Dividend Attractiveness is a comprehensive score that evaluates how valuable an investment opportunity a particular stock provides to a dividend investor. It's not attractive simply because the dividend rate is high; it's a criterion for judging 'is it beneficial to buy this stock now' by considering dividend yield, dividend growth rate, financial safety, and the appropriateness of the current stock price.
A stock with high attractiveness means a high-quality stock that not only provides stable cash flow but also expects capital gains through future stock price appreciation.
In Simple Terms
Understanding it Easily
Dividend attractiveness can be compared to the 'value for money and satisfaction' you consider when choosing a restaurant. Some restaurants may be very cheap but the food is bad (high-yield trap), and some restaurants may have amazing food but the price is ridiculously expensive (overvalued high-quality stock).
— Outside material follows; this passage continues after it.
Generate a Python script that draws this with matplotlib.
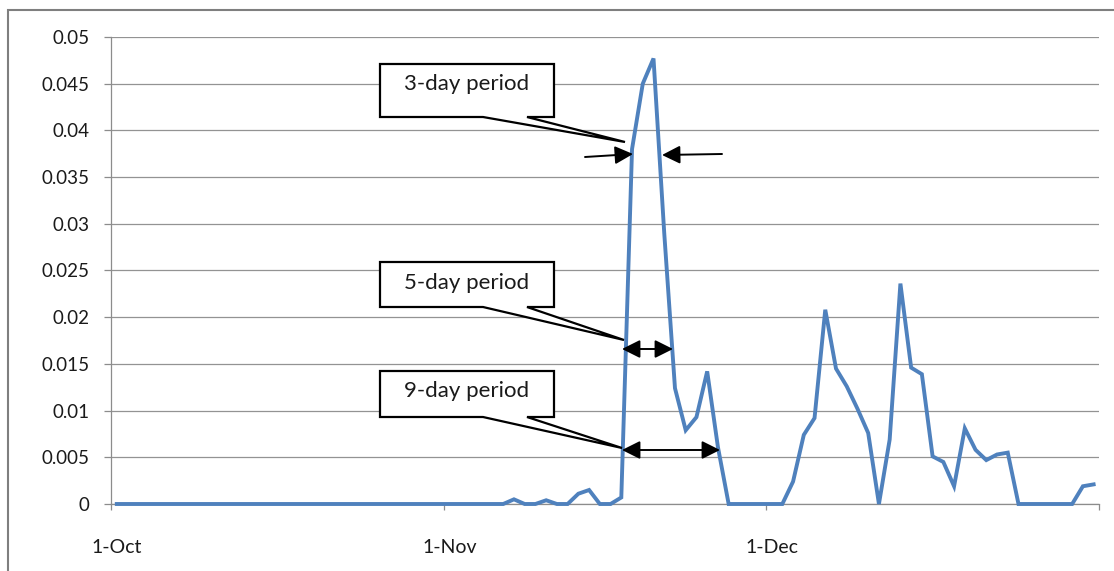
import matplotlib
matplotlib.use("Agg")
import matplotlib.pyplot as plt
from matplotlib.patches import Polygon, Rectangle, FancyArrowPatch
import numpy as np

# ---- data: daily values, 1-Oct .. 31-Dec (92 days) ----
values_oct = [0.0] * 31
values_nov = [0.0, 0.0, 0.0, 0.0, 0.0, 0.0,          # 1-6 Nov
              0.0005, 0.0, 0.0, 0.0004, 0.0, 0.0,     # 7-12
              0.0011, 0.0015, 0.0, 0.0, 0.0007,       # 13-17
              0.038, 0.045, 0.0477, 0.029, 0.0124,    # 18-22
              0.0079, 0.0093, 0.0142, 0.0061, 0.0,    # 23-27
              0.0, 0.0, 0.0]                          # 28-30
values_dec = [0.0, 0.0, 0.0024, 0.0074, 0.0092, 0.0208, 0.0145, 0.0126,
              0.0102, 0.0076, 0.0, 0.0069, 0.0236, 0.0146, 0.0139, 0.0051,
              0.0045, 0.0019, 0.0081, 0.0058, 0.0047, 0.0053, 0.0055, 0.0,
              0.0, 0.0, 0.0, 0.0, 0.0, 0.0019, 0.0021]
values = values_oct + values_nov + values_dec

month_labels = ["1-Oct", "1-Nov", "1-Dec"]
month_starts = [0, 31, 61]
axis_end = 92
y_ticks = [0, 0.005, 0.01, 0.015, 0.02, 0.025, 0.03, 0.035, 0.04, 0.045, 0.05]
y_tick_labels = ["0", "0.005", "0.01", "0.015", "0.02", "0.025", "0.03",
                 "0.035", "0.04", "0.045", "0.05"]

callouts = ["3-day period", "5-day period", "9-day period"]

# ---- figure ----
W, H = 1114, 571
plt.rcParams['font.family'] = ['Lato', 'DejaVu Sans']
fig = plt.figure(figsize=(W / 100, H / 100), dpi=100)
fig.patch.set_facecolor("white")

ax_l, ax_r, ax_t, ax_b = 111.4, 1099, 37, 504
ax = fig.add_axes([ax_l / W, 1 - ax_b / H, (ax_r - ax_l) / W, (ax_b - ax_t) / H])

x = np.arange(len(values)) + 0.5
ax.plot(x, values, color="#4F81BD", lw=2.8, solid_joinstyle="miter", zorder=3,
        clip_on=False)

ax.set_xlim(0, axis_end)
ax.set_ylim(0, 0.05)
ax.set_yticks(y_ticks)
ax.set_yticklabels(y_tick_labels)
ax.yaxis.grid(True, color="#939393", lw=0.9)
ax.set_axisbelow(True)

ax.set_xticks(month_starts + [axis_end])
ax.set_xticklabels([""] * 4)
ax.set_xticks([m + 0.5 for m in month_starts], minor=True)
ax.set_xticklabels(month_labels, minor=True)
ax.tick_params(axis="x", which="minor", length=0, pad=25, labelsize=14,
               labelcolor="#1a1a1a")
ax.tick_params(axis="x", which="major", length=4, color="#8c8c8c", width=0.9)
ax.tick_params(axis="y", length=5, color="#8c8c8c", width=0.9, pad=11,
               labelsize=13.5, labelcolor="#1a1a1a")

for s in ["top", "right"]:
    ax.spines[s].set_visible(False)
for s in ["left", "bottom"]:
    ax.spines[s].set_color("#8c8c8c")
    ax.spines[s].set_linewidth(0.9)


def P(px, py):
    return (px / W, 1 - py / H)


# outer chart border
fig.add_artist(Rectangle(P(8, 600), 1130 / W, 590 / H, transform=fig.transFigure,
                         fill=False, edgecolor="#7f7f7f", lw=1.5))

# callout boxes with wedge pointers
boxes = [
    (380, 554, 64, 117, (625, 142), 84),
    (380, 554, 262, 307, (624, 340), 283),
    (380, 554, 371, 417, (622, 448), 391),
]
for label, (x0, x1, y0, y1, tip, ty) in zip(callouts, boxes):
    pts = [P(x0, y0), P(x1, y0), P(x1, y1), P(527, y1), P(*tip), P(483, y1), P(x0, y1)]
    fig.add_artist(Polygon(pts, closed=True, transform=fig.transFigure,
                           facecolor="white", edgecolor="black", lw=1.6, zorder=5))
    fig.text(*P((x0 + x1) / 2, ty), label, ha="center", va="center",
             fontsize=16, color="#1a1a1a", zorder=6)


def arrow(p0, p1, style):
    fig.add_artist(FancyArrowPatch(P(*p0), P(*p1), transform=fig.transFigure,
                                   arrowstyle=style, mutation_scale=1,
                                   color="black", lw=1.4, zorder=6,
                                   shrinkA=0, shrinkB=0))


head = "-|>,head_length=11,head_width=5.5"
dhead = "<|-|>,head_length=11,head_width=5.5"
arrow((585, 157), (633, 154), head)
arrow((722, 154), (662, 155), head)
arrow((622, 349), (673, 349), dhead)
arrow((622, 450), (720, 450), dhead)

fig.savefig("out.png", dpi=100)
The best restaurant would be 'a place with reasonable prices, great taste, and excellent service,' right?
In the stock market, when you find a stock where the dividend yield (price) is reasonably high, but the company continues to grow (taste), and is strong enough not to cut dividends (service), we say 'dividend attractiveness is high.'
Example
Case Study and Analysis
For example, if the market average dividend yield is 1.5%, a company that maintains a 4% dividend yield while increasing dividends by 10% annually can be seen as having very high dividend attractiveness. Conversely, a company with a very high 8% dividend yield but facing a crisis of cutting dividends due to annual losses has rapidly declining attractiveness.
"Dividend attractiveness is the process of finding the perfect balance between current income, future growth, and risk."
💡 Practical Tips
- 1Historical Dividend Yield Comparison: If the current yield is higher than the stock's historical average, the stock may be undervalued and attractive.
- 2Consistency of Dividend Growth: Check if dividends have been steadily increased for at least 5-10 years.
- 3Intra-sector Comparison: Check if it has a relative advantage compared to other companies in the same industry.
- 4Margin of Safety: Verify if the stock is trading cheaply relative to its intrinsic value to reduce the risk of loss.
⚠️ Common Mistakes
Watch Out: Illusion of Numbers
When a stock price plummets, the dividend yield spikes temporarily. At this time, it's dangerous to judge it as 'attractive' by being deluded by the superficial numbers. If the stock price dropped due to problems with the company's fundamentals, this is not attractiveness but a danger signal to be avoided. You must first identify the cause of the stock price drop.